In a reception apparatus, an amplitude or phase change of a propagation channel is estimated by inserting a signal known between the transmission apparatus and the reception apparatus as a pilot signal into part of a transmission signal in order to compensate for an amplitude or phase change of the transmission signal due to multipath fading or the like. It is preferable to estimate the propagation channel with high accuracy.
In particular, it is preferable to follow an amplitude or phase change of a transmission signal in a frequency direction and a time direction in a broadband transmission or high-speed mobile environment. As a method of estimating a time change and a frequency change, there is a method of scattering and arranging pilot signals in the frequency direction and the time direction. For example, a method using scattered pilot symbols is shown in Non-Patent Document 1.
An example of the method using the scattered and arranged pilot symbols (hereinafter referred to as “scattered pilot symbols”) shown in Non-Patent Document 1 will be described using FIG. 52.

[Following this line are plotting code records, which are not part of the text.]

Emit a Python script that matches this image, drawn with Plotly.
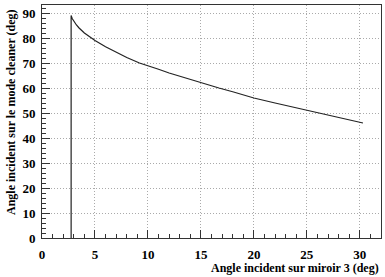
import plotly.graph_objects as go

# Data
x_vals = [2.75, 2.75, 2.85, 3.0, 3.25, 3.5, 4.0, 4.67, 5.0, 6.0, 7.0, 8.0, 9.2, 10.0,
          11.0, 12.0, 13.5, 15.0, 16.7, 18.0, 20.0, 22.0, 25.0, 26.1, 28.0, 30.3]
y_vals = [0.0, 89.0, 87.8, 86.6, 85.2, 84.0, 82.0, 80.0, 79.0, 76.5, 74.2, 72.2, 70.0, 69.0,
          67.5, 66.0, 64.0, 62.0, 60.0, 58.5, 56.0, 54.0, 51.2, 50.0, 48.2, 46.0]

x_title = "Angle incident sur miroir 3 (deg)"
y_title = "Angle incident sur le mode cleaner (deg)"

font_family = "Liberation Serif"

fig = go.Figure()
fig.add_trace(go.Scatter(x=x_vals, y=y_vals, mode="lines",
                         line=dict(color="#222222", width=1.2),
                         showlegend=False, hoverinfo="skip"))

axis_common = dict(
    showline=True, linecolor="#333333", linewidth=1, mirror=True,
    showgrid=True, gridcolor="#aaaaaa", griddash="1px,2px", gridwidth=1,
    ticks="inside", ticklen=8, tickwidth=1, tickcolor="#333333",
    zeroline=False,
    tickfont=dict(family=font_family, size=13, color="black", weight="bold"),
)

fig.update_xaxes(range=[0, 32], dtick=5, tick0=0,
                 minor=dict(dtick=1, ticks="inside", ticklen=4, tickcolor="#333333", showgrid=False),
                 ticklabelstandoff=4, **axis_common)
fig.update_yaxes(range=[0, 93.2], dtick=10, tick0=0,
                 minor=dict(dtick=2, ticks="inside", ticklen=4, tickcolor="#333333", showgrid=False),
                 ticklabelstandoff=3, **axis_common)

fig.add_annotation(text=x_title, xref="paper", yref="paper", x=1, y=0,
                   xanchor="right", yanchor="middle", xshift=0, yshift=-30,
                   showarrow=False,
                   font=dict(family=font_family, size=12, color="black", weight="bold"))
fig.add_annotation(text=y_title, xref="paper", yref="paper", x=0, y=1,
                   xanchor="center", yanchor="top", xshift=-31, yshift=-2,
                   textangle=-90, showarrow=False,
                   font=dict(family=font_family, size=12, color="black", weight="bold"))

fig.update_layout(
    width=385, height=277,
    margin=dict(l=42, r=4, t=5, b=39),
    plot_bgcolor="white", paper_bgcolor="white",
)

fig.write_html("out.html")
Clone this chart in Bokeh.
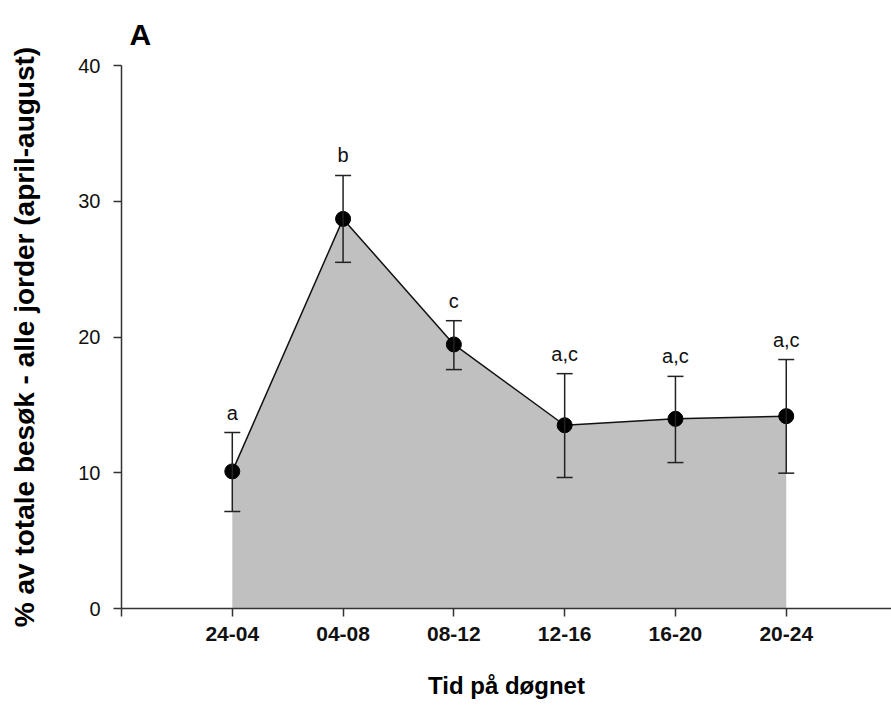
from bokeh.plotting import figure
from bokeh.models import Range1d, ColumnDataSource, Whisker, FixedTicker, TeeHead
from bokeh.embed import file_html
from bokeh.resources import INLINE

categories = ["24-04", "04-08", "08-12", "12-16", "16-20", "20-24"]
means = [10.1, 28.7, 19.45, 13.5, 13.97, 14.17]
upper = [12.96, 31.9, 21.2, 17.3, 17.1, 18.34]
lower = [7.15, 25.5, 17.6, 9.65, 10.75, 9.97]
letters = ["a", "b", "c", "a,c", "a,c", "a,c"]
y_ticks = [0, 10, 20, 30, 40]
panel_label = "A"

xs = list(range(1, len(categories) + 1))
src = ColumnDataSource(dict(x=xs, m=means, up=upper, lo=lower, lab=letters))

FONT = "Liberation Sans"
p = figure(width=891, height=706, output_backend="svg", toolbar_location=None,
           x_range=Range1d(0, 6.95), y_range=Range1d(0, 40),
           min_border_left=121, min_border_right=0, min_border_top=65, min_border_bottom=98)
p.outline_line_color = None
p.grid.visible = False
p.background_fill_color = "white"

p.title.text = panel_label
p.title.text_font = FONT
p.title.text_font_size = "30px"
p.title.text_font_style = "bold"
p.title.text_color = "black"
p.title.align = "left"
p.title.vertical_align = "middle"
p.title.offset = 8
p.title.standoff = 28

p.varea(x="x", y1=0, y2="m", source=src, fill_color="#c0c0c0")
p.add_layout(Whisker(base="x", upper="up", lower="lo", source=src, level="overlay",
                     line_color="#222222", line_width=1.5,
                     upper_head=TeeHead(size=16, line_color="#222222", line_width=1.5),
                     lower_head=TeeHead(size=16, line_color="#222222", line_width=1.5)))
p.line(x="x", y="m", source=src, line_color="#111111", line_width=1.5)
p.scatter(x="x", y="m", source=src, size=15, fill_color="black", line_color="black",
          level="overlay")
p.text(x="x", y="up", text="lab", source=src, text_align="center", text_baseline="bottom",
       y_offset=-9, text_font_size="20px", text_color="#111111",
       text_font={"value": FONT})

for ax in (p.xaxis[0], p.yaxis[0]):
    ax.axis_line_color = "#333333"
    ax.axis_line_width = 1.5
    ax.major_tick_line_color = "#333333"
    ax.major_tick_line_width = 1.5
    ax.minor_tick_line_color = None
    ax.major_tick_in = 0
    ax.major_label_text_font = FONT
    ax.axis_label_text_font = FONT
    ax.axis_label_text_font_style = "bold"
    ax.axis_label_text_color = "black"
    ax.major_label_text_color = "#111111"

p.xaxis.ticker = FixedTicker(ticks=[0] + xs)
p.xaxis.major_label_overrides = {0: "", **{x: c for x, c in zip(xs, categories)}}
p.xaxis.major_tick_out = 8
p.xaxis.major_label_standoff = 10
p.xaxis.major_label_text_font_size = "21px"
p.xaxis.major_label_text_font_style = "bold"
p.xaxis.axis_label = "Tid på døgnet"
p.xaxis.axis_label_text_font_size = "24px"
p.xaxis.axis_label_standoff = 28

p.yaxis.ticker = FixedTicker(ticks=y_ticks)
p.yaxis.major_tick_out = 8
p.yaxis.major_label_standoff = 13
p.yaxis.major_label_text_font_size = "20px"
p.yaxis.axis_label = "% av totale besøk - alle jorder (april-august)"
p.yaxis.axis_label_text_font_size = "28px"
p.yaxis.axis_label_standoff = 35

open("out.html", "w").write(file_html(p, INLINE))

FIG. 52 shows a frame constituted by 8 subcarriers and 12 OFDM symbols. In FIG. 52, the horizontal axis represents time, the vertical axis represents frequency, one row of the frequency (vertical axis) direction represents a subcarrier, and one column of the time (horizontal axis) direction represents an OFDM symbol. In the frame, a pilot symbol is arranged every fourth subcarrier in the frequency direction and every other OFDM symbol in the time direction. Furthermore, in terms of an OFDM symbol including the pilot symbol, the pilot symbol is shifted in the frequency direction every OFDM symbol. Thereby, it is possible to follow the estimation of a time change and a frequency change in an amplitude and a phase by the scattered pilot symbol.

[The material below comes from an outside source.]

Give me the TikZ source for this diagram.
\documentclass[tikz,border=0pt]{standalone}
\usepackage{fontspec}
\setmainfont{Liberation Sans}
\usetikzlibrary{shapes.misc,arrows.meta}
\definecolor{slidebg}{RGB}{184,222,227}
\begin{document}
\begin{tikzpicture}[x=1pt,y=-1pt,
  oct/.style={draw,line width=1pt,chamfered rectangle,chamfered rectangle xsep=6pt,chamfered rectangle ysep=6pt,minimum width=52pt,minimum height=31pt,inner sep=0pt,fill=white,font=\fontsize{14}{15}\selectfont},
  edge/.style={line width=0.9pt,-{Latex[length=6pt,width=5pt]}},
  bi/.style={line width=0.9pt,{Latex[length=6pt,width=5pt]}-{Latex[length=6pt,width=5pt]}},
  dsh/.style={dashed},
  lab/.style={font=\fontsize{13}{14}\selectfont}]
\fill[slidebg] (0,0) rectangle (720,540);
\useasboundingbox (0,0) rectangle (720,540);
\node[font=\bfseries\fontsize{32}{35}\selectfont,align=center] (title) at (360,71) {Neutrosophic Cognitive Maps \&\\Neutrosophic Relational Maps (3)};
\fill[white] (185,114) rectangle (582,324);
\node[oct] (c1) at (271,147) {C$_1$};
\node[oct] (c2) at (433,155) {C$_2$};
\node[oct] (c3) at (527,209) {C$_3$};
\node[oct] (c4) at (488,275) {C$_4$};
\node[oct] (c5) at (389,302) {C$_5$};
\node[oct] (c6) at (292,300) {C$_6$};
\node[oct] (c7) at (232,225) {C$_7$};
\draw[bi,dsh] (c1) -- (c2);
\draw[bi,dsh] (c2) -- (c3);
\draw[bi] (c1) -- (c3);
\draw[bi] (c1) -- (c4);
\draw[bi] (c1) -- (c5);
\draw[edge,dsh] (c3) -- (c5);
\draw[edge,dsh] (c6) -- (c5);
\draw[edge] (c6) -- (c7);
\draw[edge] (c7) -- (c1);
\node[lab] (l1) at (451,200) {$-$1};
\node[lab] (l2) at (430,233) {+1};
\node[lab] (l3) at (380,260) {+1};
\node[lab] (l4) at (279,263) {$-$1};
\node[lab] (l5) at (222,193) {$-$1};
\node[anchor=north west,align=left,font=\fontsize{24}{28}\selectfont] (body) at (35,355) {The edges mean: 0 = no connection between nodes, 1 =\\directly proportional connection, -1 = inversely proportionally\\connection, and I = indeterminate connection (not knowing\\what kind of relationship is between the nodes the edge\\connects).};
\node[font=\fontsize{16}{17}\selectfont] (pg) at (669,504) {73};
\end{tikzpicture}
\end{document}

On the other hand, an example in which an arrival wave exceeding a GI exists in multicarrier transmission of OFDM or the like and serves as a factor that degrades communication quality will be described using FIGS. 53 and 54. FIG. 53 shows the case where a channel impulse response value of a 12-wave multipath model is shown, first 4 waves of a reception signal are within a GI, and the other 8 waves exceed the GI. If there is a delay wave exceeding the GI as described above, inter-symbol interference (ISI) is caused by the head of a GI added to a previous OFDM symbol, that is, a data interval of the previous OFDM symbol, which enters an interval of a fast Fourier transform (FFT) to be performed to demodulate a received signal, as shown in FIG. 54. The ISI becomes a factor that degrades the accuracy of propagation channel estimation and degrades communication quality.
As a method of eliminating the influence by the ISI, for example, a GI of each OFDM symbol longer than a normal GI in a subframe (frame or slot) is shown in Non-Patent Document 1.    Non-Patent Document 1: “3rd Generation Partnership Project; Technical Specification Group Radio Access Network; Evolved Universal Terrestrial Radio Access (EUTRA); Physical Channels and Modulation (Release 8)” 3GPP TS 36.211 V8.3.0 (2008-05).